According to The Washington Post, the Bush administration is having a bit of trouble finding recruits for its latest crusade:
Early last month, the [FBI's] Washington Field Office began recruiting for a new anti-obscenity squad. Attached to the job posting was a July 29 Electronic Communication from FBI headquarters to all 56 field offices, describing the initiative as "one of the top priorities" of Attorney General Alberto R. Gonzales and, by extension, of "the Director." That would be FBI Director Robert S. Mueller III.
Mischievous commentary began propagating around the water coolers at 601 Fourth St. NW and its satellites, where the FBI's second-largest field office concentrates on national security, high-technology crimes and public corruption.
The new squad will divert eight agents, a supervisor and assorted support staff to gather evidence against "manufacturers and purveyors" of pornography -- not the kind exploiting children, but the kind that depicts, and is marketed to, consenting adults.
"I guess this means we've won the war on terror," said one exasperated FBI agent, speaking on the condition of anonymity because poking fun at headquarters is not regarded as career-enhancing. "We must not need any more resources for espionage."
Among friends and trusted colleagues, an experienced national security analyst said, "it's a running joke for us."
A few of the printable samples:
"Things I Don't Want On My Résumé, Volume Four."
"I already gave at home."
"Honestly, most of the guys would have to recuse themselves."...
According to a story a reader recently sent me (thanks), the FBI's having similar problems in Florida:
...[U.S. Attorney Alex] Acosta, a Miami native who formerly held a high-level position in the Justice Department, is having a hard time persuading other law enforcement officials in South Florida, including his own assistant U.S. attorneys, to join the anti-porn crusade.
Sources say Acosta was told by the FBI officials during last month's meeting that obscenity prosecution would have to be handled by the crimes against children unit. But that unit is already overworked and would have to take agents off cases of child endangerment to work on adult porn cases. Acosta replied that this was Attorney General Gonzales' mandate.

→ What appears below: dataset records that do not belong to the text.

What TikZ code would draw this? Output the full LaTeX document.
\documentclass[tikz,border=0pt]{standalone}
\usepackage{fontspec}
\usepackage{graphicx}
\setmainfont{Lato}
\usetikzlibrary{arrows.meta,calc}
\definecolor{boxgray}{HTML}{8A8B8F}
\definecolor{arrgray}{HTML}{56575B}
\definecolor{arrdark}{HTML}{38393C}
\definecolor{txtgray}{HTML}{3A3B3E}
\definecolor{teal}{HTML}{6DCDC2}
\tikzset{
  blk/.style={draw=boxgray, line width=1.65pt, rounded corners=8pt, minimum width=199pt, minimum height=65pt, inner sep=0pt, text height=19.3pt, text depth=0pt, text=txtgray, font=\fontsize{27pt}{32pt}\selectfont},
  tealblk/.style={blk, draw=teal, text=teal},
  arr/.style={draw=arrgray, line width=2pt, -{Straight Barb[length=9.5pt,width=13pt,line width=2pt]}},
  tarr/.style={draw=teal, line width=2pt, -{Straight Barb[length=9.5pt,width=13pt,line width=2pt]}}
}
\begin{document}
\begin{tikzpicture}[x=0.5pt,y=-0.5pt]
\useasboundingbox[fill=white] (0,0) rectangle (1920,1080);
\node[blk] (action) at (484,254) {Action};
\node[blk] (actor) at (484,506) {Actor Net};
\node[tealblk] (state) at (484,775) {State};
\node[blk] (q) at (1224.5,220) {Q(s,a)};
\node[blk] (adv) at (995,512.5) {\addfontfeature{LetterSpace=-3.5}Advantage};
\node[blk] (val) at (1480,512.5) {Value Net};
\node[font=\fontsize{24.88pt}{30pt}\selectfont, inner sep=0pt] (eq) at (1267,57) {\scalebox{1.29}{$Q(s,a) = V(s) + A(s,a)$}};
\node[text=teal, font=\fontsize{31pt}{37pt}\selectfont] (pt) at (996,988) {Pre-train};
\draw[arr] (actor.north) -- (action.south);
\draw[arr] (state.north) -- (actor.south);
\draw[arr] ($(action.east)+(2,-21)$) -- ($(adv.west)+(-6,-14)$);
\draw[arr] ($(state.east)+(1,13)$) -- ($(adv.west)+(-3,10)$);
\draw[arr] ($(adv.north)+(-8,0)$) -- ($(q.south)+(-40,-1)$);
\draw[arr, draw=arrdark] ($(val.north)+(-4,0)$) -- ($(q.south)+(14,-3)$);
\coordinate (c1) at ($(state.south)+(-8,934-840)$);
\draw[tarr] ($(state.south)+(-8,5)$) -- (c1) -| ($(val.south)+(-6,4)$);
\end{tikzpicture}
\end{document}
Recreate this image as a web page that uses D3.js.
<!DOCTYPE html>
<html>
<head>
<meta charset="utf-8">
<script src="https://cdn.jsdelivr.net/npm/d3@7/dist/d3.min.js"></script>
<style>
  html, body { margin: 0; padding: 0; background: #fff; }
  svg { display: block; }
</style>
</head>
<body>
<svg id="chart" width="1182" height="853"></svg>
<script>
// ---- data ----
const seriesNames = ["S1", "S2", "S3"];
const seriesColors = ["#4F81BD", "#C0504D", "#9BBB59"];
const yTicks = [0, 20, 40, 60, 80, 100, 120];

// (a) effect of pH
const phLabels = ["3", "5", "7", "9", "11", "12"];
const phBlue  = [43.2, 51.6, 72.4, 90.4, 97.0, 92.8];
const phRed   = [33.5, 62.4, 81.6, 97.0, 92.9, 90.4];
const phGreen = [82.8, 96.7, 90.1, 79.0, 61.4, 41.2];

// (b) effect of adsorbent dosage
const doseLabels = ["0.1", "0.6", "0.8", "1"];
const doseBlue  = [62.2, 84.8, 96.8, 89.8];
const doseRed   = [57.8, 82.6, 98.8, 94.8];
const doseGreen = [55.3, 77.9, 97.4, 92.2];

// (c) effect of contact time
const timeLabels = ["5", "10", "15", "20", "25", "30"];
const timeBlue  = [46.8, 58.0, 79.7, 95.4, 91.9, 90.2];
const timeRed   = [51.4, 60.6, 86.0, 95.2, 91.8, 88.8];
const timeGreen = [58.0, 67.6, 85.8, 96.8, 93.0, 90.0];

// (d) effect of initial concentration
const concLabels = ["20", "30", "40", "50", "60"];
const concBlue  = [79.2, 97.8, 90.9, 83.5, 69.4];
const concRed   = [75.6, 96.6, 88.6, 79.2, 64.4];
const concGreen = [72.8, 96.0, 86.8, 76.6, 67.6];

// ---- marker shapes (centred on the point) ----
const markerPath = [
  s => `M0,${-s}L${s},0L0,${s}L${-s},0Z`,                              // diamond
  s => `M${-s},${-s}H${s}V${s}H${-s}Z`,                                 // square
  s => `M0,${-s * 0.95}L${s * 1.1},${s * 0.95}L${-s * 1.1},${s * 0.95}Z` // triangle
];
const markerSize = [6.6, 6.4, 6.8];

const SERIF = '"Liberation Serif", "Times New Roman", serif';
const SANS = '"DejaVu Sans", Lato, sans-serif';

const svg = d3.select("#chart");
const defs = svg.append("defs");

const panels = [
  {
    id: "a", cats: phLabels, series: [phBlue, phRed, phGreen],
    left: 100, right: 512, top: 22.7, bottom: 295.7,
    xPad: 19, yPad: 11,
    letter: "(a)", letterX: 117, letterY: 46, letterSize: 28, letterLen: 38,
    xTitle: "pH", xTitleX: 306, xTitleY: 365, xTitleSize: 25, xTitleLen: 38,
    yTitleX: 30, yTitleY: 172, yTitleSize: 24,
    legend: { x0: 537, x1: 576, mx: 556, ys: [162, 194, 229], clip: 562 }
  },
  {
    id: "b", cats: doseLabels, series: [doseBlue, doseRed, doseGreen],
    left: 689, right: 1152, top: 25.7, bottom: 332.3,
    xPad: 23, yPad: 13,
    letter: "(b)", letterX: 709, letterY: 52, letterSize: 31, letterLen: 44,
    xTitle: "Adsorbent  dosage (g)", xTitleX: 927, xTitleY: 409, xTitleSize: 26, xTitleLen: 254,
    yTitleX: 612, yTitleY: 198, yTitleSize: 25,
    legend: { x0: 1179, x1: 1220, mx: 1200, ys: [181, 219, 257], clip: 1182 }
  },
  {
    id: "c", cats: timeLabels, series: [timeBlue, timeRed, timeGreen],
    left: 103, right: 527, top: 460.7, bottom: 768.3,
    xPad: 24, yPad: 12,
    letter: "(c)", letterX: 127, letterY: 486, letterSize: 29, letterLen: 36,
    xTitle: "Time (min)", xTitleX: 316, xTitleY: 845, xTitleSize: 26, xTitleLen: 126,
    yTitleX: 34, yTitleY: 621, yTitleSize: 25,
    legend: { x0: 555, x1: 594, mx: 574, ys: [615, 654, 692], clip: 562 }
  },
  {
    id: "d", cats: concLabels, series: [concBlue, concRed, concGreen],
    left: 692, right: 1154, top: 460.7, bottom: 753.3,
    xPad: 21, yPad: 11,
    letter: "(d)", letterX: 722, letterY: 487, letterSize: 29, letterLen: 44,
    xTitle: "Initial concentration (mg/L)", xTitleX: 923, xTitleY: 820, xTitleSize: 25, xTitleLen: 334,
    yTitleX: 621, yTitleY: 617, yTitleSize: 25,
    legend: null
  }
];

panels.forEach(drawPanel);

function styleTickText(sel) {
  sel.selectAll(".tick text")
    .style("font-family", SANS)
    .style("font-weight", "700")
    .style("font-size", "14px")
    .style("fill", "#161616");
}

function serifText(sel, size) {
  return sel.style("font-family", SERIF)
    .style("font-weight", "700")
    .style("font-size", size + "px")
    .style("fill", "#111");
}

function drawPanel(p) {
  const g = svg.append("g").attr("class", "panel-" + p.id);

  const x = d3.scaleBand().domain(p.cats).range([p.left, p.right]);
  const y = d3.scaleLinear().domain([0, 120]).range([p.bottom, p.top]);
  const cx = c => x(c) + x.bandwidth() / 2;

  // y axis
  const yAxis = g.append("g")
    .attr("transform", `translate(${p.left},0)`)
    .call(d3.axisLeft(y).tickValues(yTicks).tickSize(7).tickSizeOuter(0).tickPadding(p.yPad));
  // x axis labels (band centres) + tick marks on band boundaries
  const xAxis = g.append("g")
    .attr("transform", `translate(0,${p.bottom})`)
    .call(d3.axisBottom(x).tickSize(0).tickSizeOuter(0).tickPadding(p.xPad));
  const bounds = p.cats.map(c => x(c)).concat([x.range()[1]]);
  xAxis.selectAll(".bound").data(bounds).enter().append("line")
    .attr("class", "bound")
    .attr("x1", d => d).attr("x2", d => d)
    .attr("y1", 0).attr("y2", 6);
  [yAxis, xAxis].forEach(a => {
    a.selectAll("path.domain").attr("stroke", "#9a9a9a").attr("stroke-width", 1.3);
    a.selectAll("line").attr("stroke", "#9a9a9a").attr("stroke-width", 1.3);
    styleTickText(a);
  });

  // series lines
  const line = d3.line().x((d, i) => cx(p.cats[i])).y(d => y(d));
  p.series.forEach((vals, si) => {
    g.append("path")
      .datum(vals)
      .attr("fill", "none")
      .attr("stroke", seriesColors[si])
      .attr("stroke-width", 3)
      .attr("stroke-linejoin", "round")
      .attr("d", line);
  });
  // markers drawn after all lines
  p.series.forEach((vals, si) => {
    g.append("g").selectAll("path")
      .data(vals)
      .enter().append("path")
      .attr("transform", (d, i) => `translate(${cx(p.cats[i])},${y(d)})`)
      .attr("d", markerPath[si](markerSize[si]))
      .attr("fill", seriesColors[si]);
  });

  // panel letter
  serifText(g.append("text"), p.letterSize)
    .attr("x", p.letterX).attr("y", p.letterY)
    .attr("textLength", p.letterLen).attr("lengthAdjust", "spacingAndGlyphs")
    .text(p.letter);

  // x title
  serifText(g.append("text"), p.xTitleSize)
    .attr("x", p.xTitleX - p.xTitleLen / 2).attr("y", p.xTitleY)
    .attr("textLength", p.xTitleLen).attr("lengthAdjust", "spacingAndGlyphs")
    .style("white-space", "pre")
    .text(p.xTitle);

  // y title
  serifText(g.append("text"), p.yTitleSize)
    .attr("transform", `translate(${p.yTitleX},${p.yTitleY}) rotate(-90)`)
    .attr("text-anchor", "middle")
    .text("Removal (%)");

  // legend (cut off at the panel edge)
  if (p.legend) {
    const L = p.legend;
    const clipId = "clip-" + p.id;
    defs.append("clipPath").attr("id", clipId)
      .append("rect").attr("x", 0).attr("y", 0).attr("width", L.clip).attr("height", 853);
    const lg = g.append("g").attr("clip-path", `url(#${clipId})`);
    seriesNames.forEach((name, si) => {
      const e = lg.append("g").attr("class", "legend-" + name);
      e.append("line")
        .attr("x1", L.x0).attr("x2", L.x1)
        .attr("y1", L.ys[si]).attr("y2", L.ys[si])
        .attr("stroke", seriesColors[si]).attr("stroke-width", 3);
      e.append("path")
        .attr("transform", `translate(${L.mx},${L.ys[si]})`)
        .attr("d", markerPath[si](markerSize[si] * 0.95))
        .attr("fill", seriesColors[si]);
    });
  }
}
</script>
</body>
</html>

Acosta's meetings with other law enforcement agencies also were not particularly fruitful, sources said....
The Gonzales Justice Department is focusing on porn produced by and for consenting adults because the religious right is obsessed with porn, particularly with the notion of porn addiction. Right-wingers in Congress, including Katherine Harris, Mike Pence, and Sam Brownback, have held hearings on porn addiction.
This, by the way, is not like, say, rescuing people who are drowning in a hurricane -- there's a consensus among porn opponents that's it's really, really important for the federal government to leap in forcefully and help local authorities:
...[Randy] Sharp [of the American Family Association] said the initiative is necessary because local law enforcement and city attorneys get "crushed" by high-powered lawyers hired by adult book stores or video stores when there are efforts to shut those establishments down.
"You need the federal government to assist," said Sharp....
Alex Acosta, the U.S. attorney in Florida, was visible before the 2004 election, focusing on human trafficking. Here he is hosting an "Ask the White House" online chat on human trafficking. Here he is giving a speech on the subject. Here's George W. Bush giving a speech on the subject.
Human trafficking is bad. It's also a big issue for religious conservatives. One can't help but think that the Bush administration focused on that issue before the election (don't want to lose the votes of those "South Park conservatives"!), then switched to porn after the election was won.
I just want to add that if the Justice Department wanted to redouble its efforts against human trafficking, and if this were to result in the prosecution of pornographers who are linked to human trafficking, no reasonable person would object. I think that would be a popular decision. (The people at the Lifetime cable channel seem to agree.) But that doesn't seem to be what's going on here.